Neil Broome, managing analyst at Datamonitor, says the thinking behind these ventures is to “move away from being a faceless manufacturer towards a more intimate relationship with a consumer”.
But one industry insider believes personal care manufacturers are being forced to extend their offerings into the service industry because of increased competition from retailers: “The threat is not only from their own-label products but also from schemes such as customer loyalty cards and service-oriented portals, all of which are building an intimate customer experience for high street consumers.”
Developments in the café sector are also intensifying, with several manufacturers entering the race and hoping to attract customers away from coffee-culture outlets such as Starbucks.
Last week, Coffee Republic admitted trouble may be brewing for its coffee chain. The company scaled back expansion plans after announcing it is unlikely to post a profit for the current financial year.
By contrast, Nestlé says its Café Nescafé is full of beans. Nestlé has now opened 44 franchised stores across England in high streets, hotels and shopping centres. The company is “pleased” with the chain’s progress, according to a spokeswoman.

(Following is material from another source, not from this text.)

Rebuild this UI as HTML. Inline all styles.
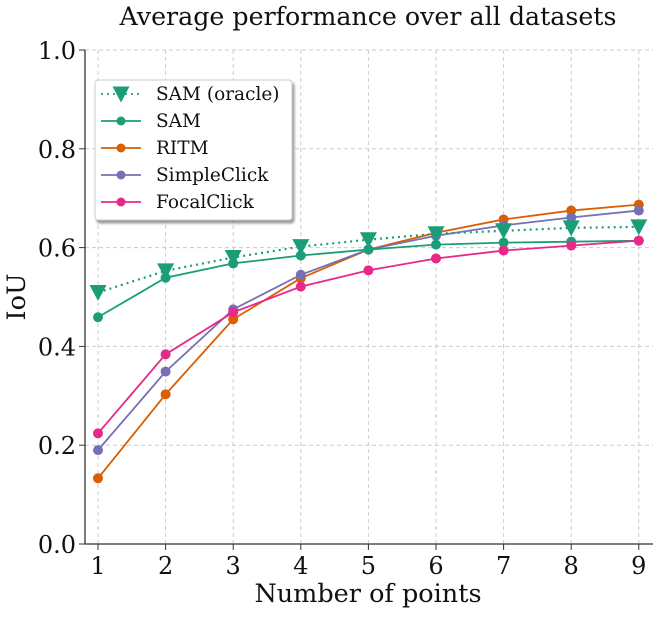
<!DOCTYPE html>
<html><head><meta charset="utf-8"><style>
body{margin:0;background:#fff}
svg text{font-family:"DejaVu Serif","Liberation Serif",serif;fill:#111}
</style></head><body>
<svg width="662" height="614" xmlns="http://www.w3.org/2000/svg">
<defs><filter id="sh" x="-10%" y="-10%" width="130%" height="130%"><feDropShadow dx="2" dy="3" stdDeviation="1.2" flood-color="#000" flood-opacity="0.4"/></filter></defs>
<text x="368" y="25" font-size="25.3" text-anchor="middle">Average performance over all datasets</text>
<g id="grid"></g>
<g id="axes"></g>
<g id="series"></g>
<g id="legend"></g>
</svg>
<script>
const xs=[1,2,3,4,5,6,7,8,9];
const yTicks=[0,0.2,0.4,0.6,0.8,1.0];
const yTickLabels=["0.0","0.2","0.4","0.6","0.8","1.0"];
const samOracle=[0.509,0.553,0.580,0.602,0.616,0.628,0.634,0.640,0.642];
const sam=[0.459,0.539,0.568,0.584,0.596,0.606,0.610,0.612,0.614];
const ritm=[0.133,0.303,0.455,0.538,0.596,0.630,0.657,0.675,0.687];
const simpleClick=[0.190,0.349,0.475,0.545,0.596,0.624,0.645,0.661,0.675];
const focalClick=[0.224,0.384,0.469,0.521,0.554,0.578,0.594,0.604,0.614];
const names=["SAM (oracle)","SAM","RITM","SimpleClick","FocalClick"];
const NS="http://www.w3.org/2000/svg";
const L=85,R=653,T=50,B=544;
const X=v=>98+(v-1)*67.6;
const Y=v=>B-v*(B-T);
function mk(t,a,p){const e=document.createElementNS(NS,t);for(const k in a)e.setAttribute(k,a[k]);p.appendChild(e);return e;}
const g=document.getElementById('grid'),ax=document.getElementById('axes'),s=document.getElementById('series'),lg=document.getElementById('legend');
xs.forEach(v=>{const l=mk('line',{x1:X(v),x2:X(v),y1:T,y2:B,stroke:'#ccc','stroke-dasharray':'4,3','stroke-width':1},g);

const t=mk('line',{x1:X(v),x2:X(v),y1:B,y2:B+6,stroke:'#333'},ax);
const tx=mk('text',{x:X(v),y:B+30,'font-size':24,'text-anchor':'middle'},ax);tx.textContent=v;
});
yTicks.forEach((v,i)=>{if(v>0){const l=mk('line',{x1:L,x2:R,y1:Y(v),y2:Y(v),stroke:'#ccc','stroke-dasharray':'4,3'},g);
}
mk('line',{x1:L-6,x2:L,y1:Y(v),y2:Y(v),stroke:'#333'},ax);
const tx=mk('text',{x:L-9,y:Y(v)+9,'font-size':24,'text-anchor':'end'},ax);tx.textContent=yTickLabels[i];
});
mk('line',{x1:L,x2:L,y1:T,y2:B,stroke:'#333','stroke-width':1.3},ax);
mk('line',{x1:L,x2:R,y1:B,y2:B,stroke:'#333','stroke-width':1.3},ax);
const xt=mk('text',{x:368,y:602,'font-size':25.5,'text-anchor':'middle'},ax);xt.textContent='Number of points';

const yt=mk('text',{x:0,y:0,'font-size':25.5,'text-anchor':'middle',transform:'translate(25,297) rotate(-90)'},ax);yt.textContent='IoU';

const cols=['#1b9e77','#1b9e77','#d95f02','#7570b3','#e7298a'];
const data=[samOracle,sam,ritm,simpleClick,focalClick];
function tri(x,y,c,p){return mk('path',{d:`M${x-8.5},${y-7.5} L${x+8.5},${y-7.5} L${x},${y+8.5} Z`,fill:c},p);}
[2,3,1,4,0].forEach(k=>{const d=data[k];const grp=mk('g',{},s);


const pl=mk('polyline',{points:d.map((v,i)=>X(xs[i])+','+Y(v)).join(' '),fill:'none',stroke:cols[k],'stroke-width':1.8},grp);
if(k==0){pl.setAttribute('stroke-dasharray','2,4');pl.setAttribute('stroke-width',2.2);}
d.forEach((v,i)=>{let m;if(k==0)m=tri(X(xs[i]),Y(v),cols[k],grp);else m=mk('circle',{cx:X(xs[i]),cy:Y(v),r:5,fill:cols[k]},grp);
});});
const box=mk('rect',{x:95,y:80,width:197,height:140,rx:3,fill:'#fff',stroke:'#ccc',filter:'url(#sh)'},lg);

names.forEach((n,k)=>{const y=94+k*27;const e=mk('g',{},lg);

const ln=mk('line',{x1:101,x2:141,y1:y,y2:y,stroke:cols[k],'stroke-width':1.8},e);
if(k==0){ln.setAttribute('stroke-dasharray','2,4');tri(121,y,cols[k],e);}else mk('circle',{cx:121,cy:y,r:4.5,fill:cols[k]},e);
const t=mk('text',{x:156,y:y+6,'font-size':18.5},e);t.textContent=n;});
</script>
</body></html>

She says: “It’s part of our strategy to increase out-of-home coffee consumption. Café Nescafé was never really intended to target any other chain’s customers: it was mainly to see how popular the idea would be.”
Steve Purnell, marketing director at Value Engineers, believes brand extensions only work if they replicate the brand’s core values.
“What Henkel seems to be doing is opportunity-driven, while something like Café Nescafé makes perfect sense. All these are great ideas, but whether they work or not remains to be seen,” he says.
As we increasingly become an “on the go” society, pressure is mounting on the manufacturers to bring their products and services closer to the consumers.
But with so many brands jostling for space on the crowded high street and intensified competition coming from Internet services, some companies are unlikely to capture the attention of today’s busy consumers.